Dragons have walked and flown all over the earth in every age. They are present from ancient Greece and Rome to ancient India and China, in Norse myths, Anglo-Saxon poetry, Chinese art, and modern literature.
The dragons of the Far East are water serpents who live in the ocean, breathe clouds, and bring rain. They usually have four legs, long snakelike bodies, and horns or a crest. The dragons of the ancient Western world were legless serpents, sometimes killing elephants by coiling around their necks and strangling them.
By the time of the medieval bestiaries, dragons were still serpents but usually with legs (sometimes two, sometimes four) and wings. They had impenetrable scales, breathed fire, and liked to steal and hoard precious objects. The earliest example in literature of this kind of dragon is in Beowulf, an Anglo-Saxon epic poem that described events that took place in the sixth century but was written down between 975 and 1025. The dragon the hero Beowulf must slay is nocturnal, treasure hoarding, airborne, vengeful, and fire breathing.

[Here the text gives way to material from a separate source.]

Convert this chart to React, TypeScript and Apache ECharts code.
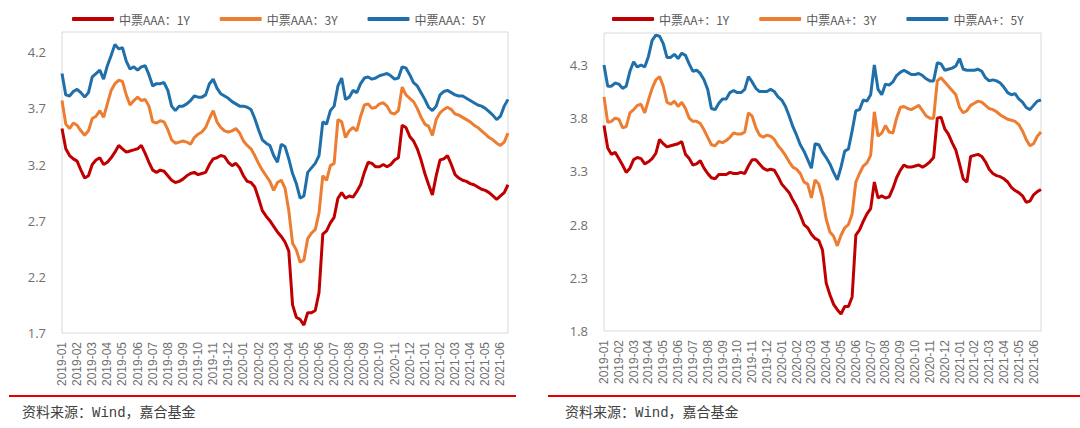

In medieval Europe, people feared attacks by dragons. Urine from dragons flying overhead would putrefy human skin, and dragons’ breath could poison wells and streams. Satan was able to take the shape of a dragon, motivating heroes and saints to slay him. Saint George famously did so in Palestine in the third century, but slaying dragons could also be women’s work: Saint Margaret of Antioch (289–304) and Saint Elizabeth of Constantinople, who is thought to have lived between the sixth and ninth centuries, slew their fair share.
Because the dragon is associated with Satan, his enemy is the panther, who is a symbol of Christ. Dragons cannot stand the sweet smell of the panther’s breath and hide when the big cat roars. Dragons are also repelled by the peridexion tree, which grows in India, and are harmed if they even fall under its shadow. This is likely why doves, symbol of the Holy Spirit and faithful Christians, roost in the peridexion tree.
Another enemy of the dragon is the ichneumon, a mongoose that doesn’t care much for social propriety. When it sees a dragon, the ichneumon covers itself with mud, closes its nostrils with its tail, and then attacks and kills the dragon immediately.